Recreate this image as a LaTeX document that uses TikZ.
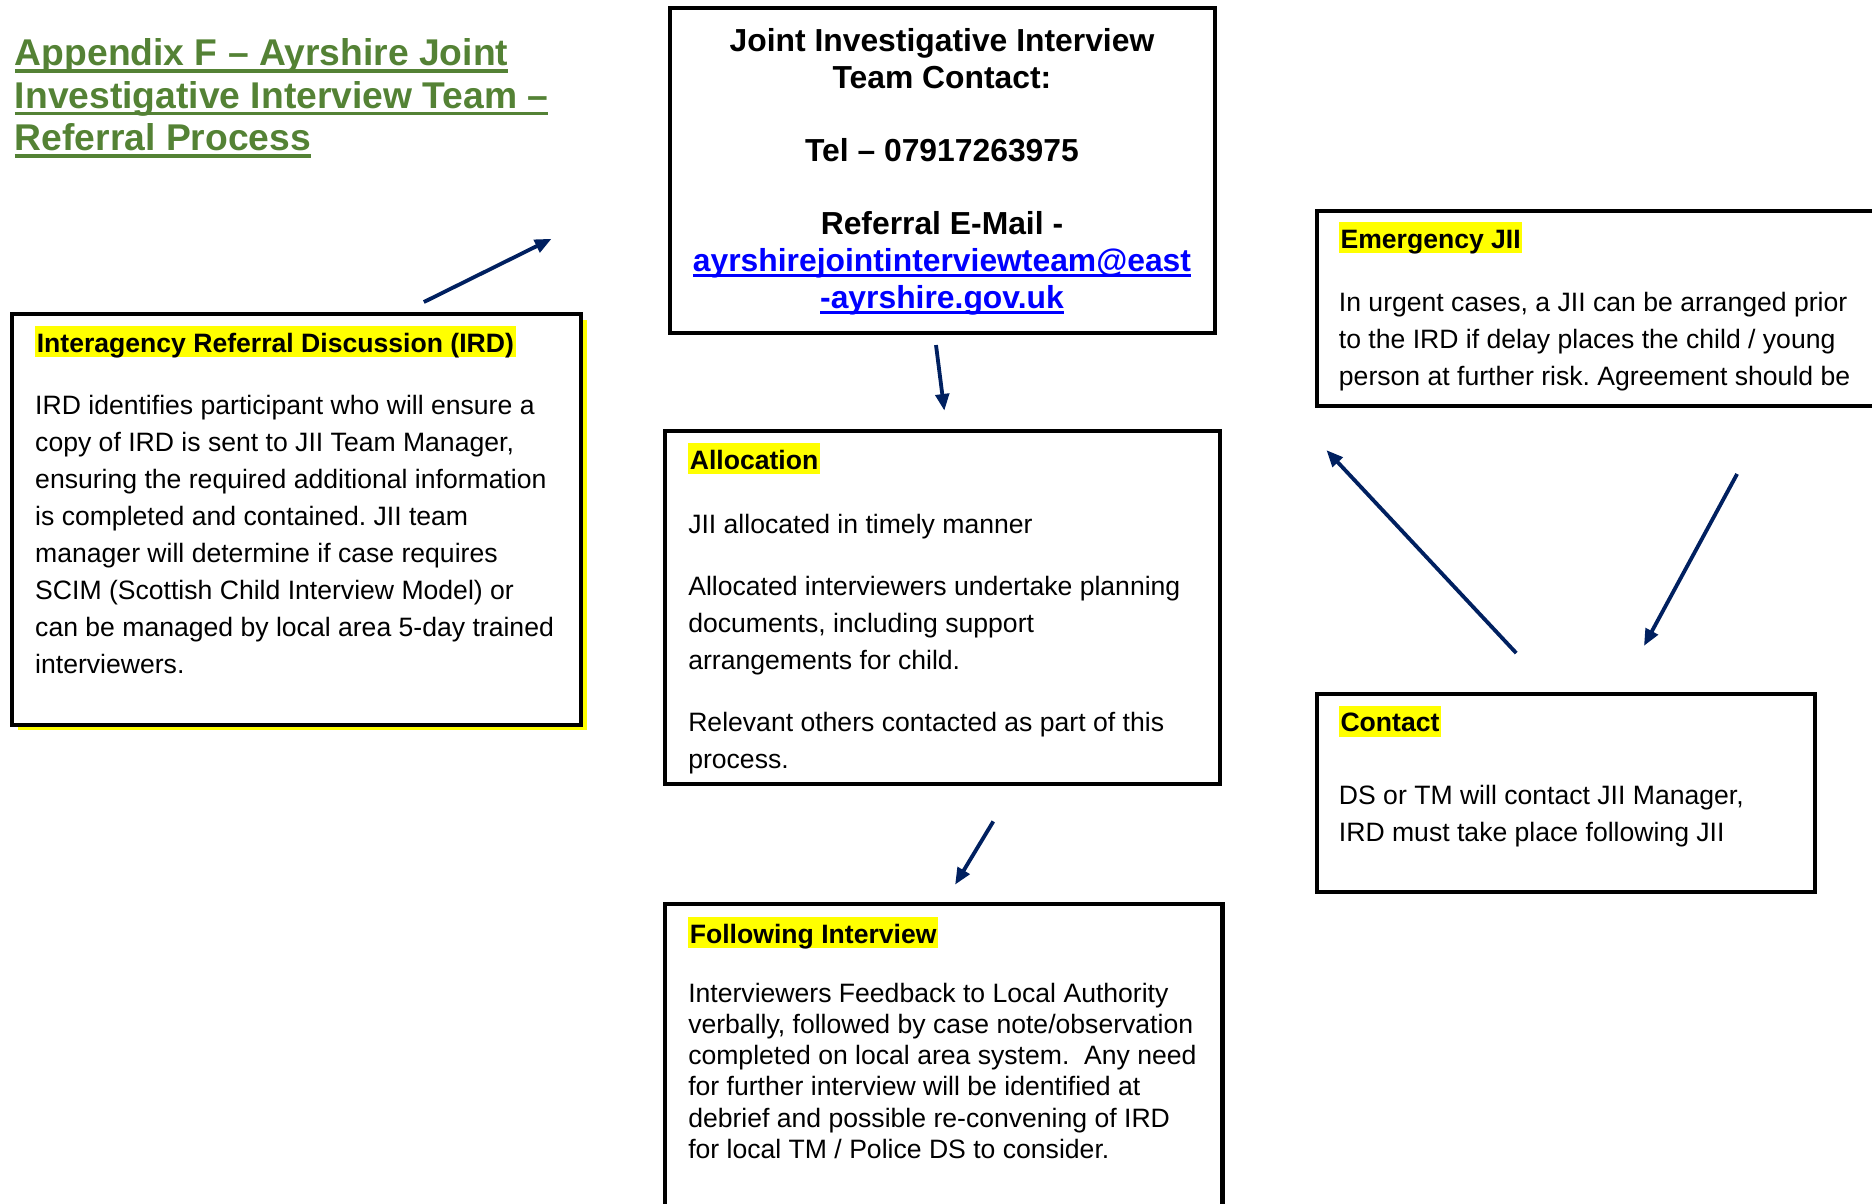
\documentclass[tikz,border=0pt]{standalone}
\usepackage{fontspec}
\setmainfont{Liberation Sans}
\usetikzlibrary{arrows.meta,fit,shadows}
\frenchspacing

\definecolor{titlegreen}{RGB}{84,130,53}
\definecolor{arrownavy}{RGB}{0,32,96}
\definecolor{linkblue}{RGB}{0,0,255}
\definecolor{hlyellow}{RGB}{255,255,0}

\newcommand{\bodyfnt}{\fontsize{16.7}{23.25}\selectfont}
\newcommand{\tightfnt}{\fontsize{16.7}{19.5}\selectfont}
\newcommand{\teamfnt}{\bfseries\fontsize{20}{23.25}\selectfont}
\newcommand{\titlefnt}{\bfseries\fontsize{23.4}{26.6}\selectfont}
\newsavebox{\ulsave}
\newcommand{\titleul}[1]{\sbox{\ulsave}{#1}\rlap{\rule[-4.5pt]{\wd\ulsave}{2.2pt}}\usebox{\ulsave}}
\newcommand{\linkul}[1]{{\color{linkblue}\sbox{\ulsave}{#1}\rlap{\rule[-3.5pt]{\wd\ulsave}{1.5pt}}\usebox{\ulsave}}}

\tikzset{every picture/.style={line width=0.75pt}}
\tikzset{
  boxframe/.style={draw, line width=2.6pt, fill=white, inner sep=0pt},
  headtext/.style={anchor=base west, fill=hlyellow, inner xsep=1pt, inner ysep=0pt,
    text height=16.5pt, text depth=3pt, font=\bodyfnt\bfseries},
  % multi-line texts: placed at the baseline of their last line
  bodytext/.style={anchor=base west, inner sep=0pt, align=left, font=\bodyfnt},
  teamtext/.style={anchor=base, inner sep=0pt, align=center, font=\teamfnt},
  titletext/.style={anchor=base west, inner sep=0pt, align=left, font=\titlefnt, text=titlegreen},
  flow/.style={draw=arrownavy, line width=2.4pt, -{Triangle[length=10.5pt,width=8.5pt]}},
}

\begin{document}
\begin{tikzpicture}[x=0.75pt,y=0.75pt,yscale=-1,xscale=1]
\useasboundingbox (0,0) rectangle (1568,1008);
\clip (0,0) rectangle (1568,1008);

% Title
\node[titletext] (title) at (12,126) {\titleul{Appendix F \textendash{} Ayrshire Joint}\\
  \titleul{Investigative Interview Team \textendash}\\
  \titleul{Referral Process}};

% Boxes
\coordinate (irdnw) at (10,263);    \coordinate (irdse) at (487,607);
\coordinate (teamnw) at (561,7);    \coordinate (teamse) at (1018,279);
\coordinate (allocnw) at (557,361); \coordinate (allocse) at (1022,657);
\coordinate (follownw) at (557,757); \coordinate (followse) at (1024,1040);
\coordinate (emergnw) at (1103,177); \coordinate (emergse) at (1600,340);
\coordinate (contactnw) at (1103,581); \coordinate (contactse) at (1520,747);

\node[boxframe, drop shadow={shadow xshift=3.6pt, shadow yshift=-3.6pt, fill=hlyellow, opacity=1},
  fit=(irdnw)(irdse)] (ird) {};
\node[boxframe, fit=(teamnw)(teamse)] (team) {};
\node[boxframe, fit=(allocnw)(allocse)] (alloc) {};
\node[boxframe, fit=(follownw)(followse)] (follow) {};
\node[boxframe, fit=(emergnw)(emergse)] (emerg) {};
\node[boxframe, fit=(contactnw)(contactse)] (contact) {};

% IRD
\node[headtext] (irdhead) at (29,295) {Interagency Referral Discussion (IRD)};
\node[bodytext] (irdbody) at (29,564) {IRD identifies participant who will ensure a\\
  copy of IRD is sent to JII Team Manager,\\
  ensuring the required additional information\\
  is completed and contained. JII team\\
  manager will determine if case requires\\
  SCIM (Scottish Child Interview Model) or\\
  can be managed by local area 5-day trained\\
  interviewers.};

% Team contact
\node[teamtext] (teamtext) at (789,258) {Joint Investigative Interview\\
  Team Contact:\\[22.5pt]
  Tel \textendash{} 07917263975\\[22.5pt]
  Referral E-Mail -\\
  \linkul{ayrshirejointinterviewteam@east}\\
  \linkul{-ayrshire.gov.uk}};

% Allocation
\node[headtext] (allochead) at (576,393) {Allocation};
\node[bodytext] (allocbody) at (576,644) {JII allocated in timely manner\\[15.75pt]
  Allocated interviewers undertake planning\\
  documents, including support\\
  arrangements for child.\\[15.75pt]
  Relevant others contacted as part of this\\
  process.};

% Following interview
\node[headtext] (followhead) at (576,790) {Following Interview};
\node[bodytext, font=\tightfnt] (followbody) at (576,970) {Interviewers Feedback to Local Authority\\
  verbally, followed by case note/observation\\
  completed on local area system.\ \ Any need\\
  for further interview will be identified at\\
  debrief and possible re-convening of IRD\\
  for local TM / Police DS to consider.};

% Emergency
\node[headtext] (emerghead) at (1121,208) {Emergency JII};
\node[bodytext] (emergbody) at (1121,323) {In urgent cases, a JII can be arranged prior\\
  to the IRD if delay places the child / young\\
  person at further risk. Agreement should be};

% Contact
\node[headtext] (contacthead) at (1121,613) {Contact};
\node[bodytext] (contactbody) at (1121,705) {DS or TM will contact JII Manager,\\
  IRD must take place following JII};

% Arrows
\coordinate (irdout) at (355,253);    \coordinate (teamin) at (462,200);
\coordinate (teamout) at (784,289);   \coordinate (allocin) at (791,344);
\coordinate (allocout) at (832,688);  \coordinate (followin) at (800,741);
\coordinate (contactup) at (1270,547); \coordinate (emergin) at (1111,377);
\coordinate (emergout) at (1455,397); \coordinate (contactin) at (1377,541);

\draw[flow] (irdout) -- (teamin);
\draw[flow] (teamout) -- (allocin);
\draw[flow] (allocout) -- (followin);
\draw[flow] (contactup) -- (emergin);
\draw[flow] (emergout) -- (contactin);

\end{tikzpicture}
\end{document}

INSTRUCTIONS TO FOLLOW: Write out the listing above exactly as it stands, pictures excluded.

RESULT:
Recreate this image as a LaTeX document that uses TikZ.
\documentclass[tikz,border=0pt]{standalone}
\usepackage{fontspec}
\setmainfont{Liberation Sans}
\usetikzlibrary{arrows.meta,fit,shadows}
\frenchspacing

\definecolor{titlegreen}{RGB}{84,130,53}
\definecolor{arrownavy}{RGB}{0,32,96}
\definecolor{linkblue}{RGB}{0,0,255}
\definecolor{hlyellow}{RGB}{255,255,0}

\newcommand{\bodyfnt}{\fontsize{16.7}{23.25}\selectfont}
\newcommand{\tightfnt}{\fontsize{16.7}{19.5}\selectfont}
\newcommand{\teamfnt}{\bfseries\fontsize{20}{23.25}\selectfont}
\newcommand{\titlefnt}{\bfseries\fontsize{23.4}{26.6}\selectfont}
\newsavebox{\ulsave}
\newcommand{\titleul}[1]{\sbox{\ulsave}{#1}\rlap{\rule[-4.5pt]{\wd\ulsave}{2.2pt}}\usebox{\ulsave}}
\newcommand{\linkul}[1]{{\color{linkblue}\sbox{\ulsave}{#1}\rlap{\rule[-3.5pt]{\wd\ulsave}{1.5pt}}\usebox{\ulsave}}}

\tikzset{every picture/.style={line width=0.75pt}}
\tikzset{
  boxframe/.style={draw, line width=2.6pt, fill=white, inner sep=0pt},
  headtext/.style={anchor=base west, fill=hlyellow, inner xsep=1pt, inner ysep=0pt,
    text height=16.5pt, text depth=3pt, font=\bodyfnt\bfseries},
  % multi-line texts: placed at the baseline of their last line
  bodytext/.style={anchor=base west, inner sep=0pt, align=left, font=\bodyfnt},
  teamtext/.style={anchor=base, inner sep=0pt, align=center, font=\teamfnt},
  titletext/.style={anchor=base west, inner sep=0pt, align=left, font=\titlefnt, text=titlegreen},
  flow/.style={draw=arrownavy, line width=2.4pt, -{Triangle[length=10.5pt,width=8.5pt]}},
}

\begin{document}
\begin{tikzpicture}[x=0.75pt,y=0.75pt,yscale=-1,xscale=1]
\useasboundingbox (0,0) rectangle (1568,1008);
\clip (0,0) rectangle (1568,1008);

% Title
\node[titletext] (title) at (12,126) {\titleul{Appendix F \textendash{} Ayrshire Joint}\\
  \titleul{Investigative Interview Team \textendash}\\
  \titleul{Referral Process}};

% Boxes
\coordinate (irdnw) at (10,263);    \coordinate (irdse) at (487,607);
\coordinate (teamnw) at (561,7);    \coordinate (teamse) at (1018,279);
\coordinate (allocnw) at (557,361); \coordinate (allocse) at (1022,657);
\coordinate (follownw) at (557,757); \coordinate (followse) at (1024,1040);
\coordinate (emergnw) at (1103,177); \coordinate (emergse) at (1600,340);
\coordinate (contactnw) at (1103,581); \coordinate (contactse) at (1520,747);

\node[boxframe, drop shadow={shadow xshift=3.6pt, shadow yshift=-3.6pt, fill=hlyellow, opacity=1},
  fit=(irdnw)(irdse)] (ird) {};
\node[boxframe, fit=(teamnw)(teamse)] (team) {};
\node[boxframe, fit=(allocnw)(allocse)] (alloc) {};
\node[boxframe, fit=(follownw)(followse)] (follow) {};
\node[boxframe, fit=(emergnw)(emergse)] (emerg) {};
\node[boxframe, fit=(contactnw)(contactse)] (contact) {};

% IRD
\node[headtext] (irdhead) at (29,295) {Interagency Referral Discussion (IRD)};
\node[bodytext] (irdbody) at (29,564) {IRD identifies participant who will ensure a\\
  copy of IRD is sent to JII Team Manager,\\
  ensuring the required additional information\\
  is completed and contained. JII team\\
  manager will determine if case requires\\
  SCIM (Scottish Child Interview Model) or\\
  can be managed by local area 5-day trained\\
  interviewers.};

% Team contact
\node[teamtext] (teamtext) at (789,258) {Joint Investigative Interview\\
  Team Contact:\\[22.5pt]
  Tel \textendash{} 07917263975\\[22.5pt]
  Referral E-Mail -\\
  \linkul{ayrshirejointinterviewteam@east}\\
  \linkul{-ayrshire.gov.uk}};

% Allocation
\node[headtext] (allochead) at (576,393) {Allocation};
\node[bodytext] (allocbody) at (576,644) {JII allocated in timely manner\\[15.75pt]
  Allocated interviewers undertake planning\\
  documents, including support\\
  arrangements for child.\\[15.75pt]
  Relevant others contacted as part of this\\
  process.};

% Following interview
\node[headtext] (followhead) at (576,790) {Following Interview};
\node[bodytext, font=\tightfnt] (followbody) at (576,970) {Interviewers Feedback to Local Authority\\
  verbally, followed by case note/observation\\
  completed on local area system.\ \ Any need\\
  for further interview will be identified at\\
  debrief and possible re-convening of IRD\\
  for local TM / Police DS to consider.};

% Emergency
\node[headtext] (emerghead) at (1121,208) {Emergency JII};
\node[bodytext] (emergbody) at (1121,323) {In urgent cases, a JII can be arranged prior\\
  to the IRD if delay places the child / young\\
  person at further risk. Agreement should be};

% Contact
\node[headtext] (contacthead) at (1121,613) {Contact};
\node[bodytext] (contactbody) at (1121,705) {DS or TM will contact JII Manager,\\
  IRD must take place following JII};

% Arrows
\coordinate (irdout) at (355,253);    \coordinate (teamin) at (462,200);
\coordinate (teamout) at (784,289);   \coordinate (allocin) at (791,344);
\coordinate (allocout) at (832,688);  \coordinate (followin) at (800,741);
\coordinate (contactup) at (1270,547); \coordinate (emergin) at (1111,377);
\coordinate (emergout) at (1455,397); \coordinate (contactin) at (1377,541);

\draw[flow] (irdout) -- (teamin);
\draw[flow] (teamout) -- (allocin);
\draw[flow] (allocout) -- (followin);
\draw[flow] (contactup) -- (emergin);
\draw[flow] (emergout) -- (contactin);

\end{tikzpicture}
\end{document}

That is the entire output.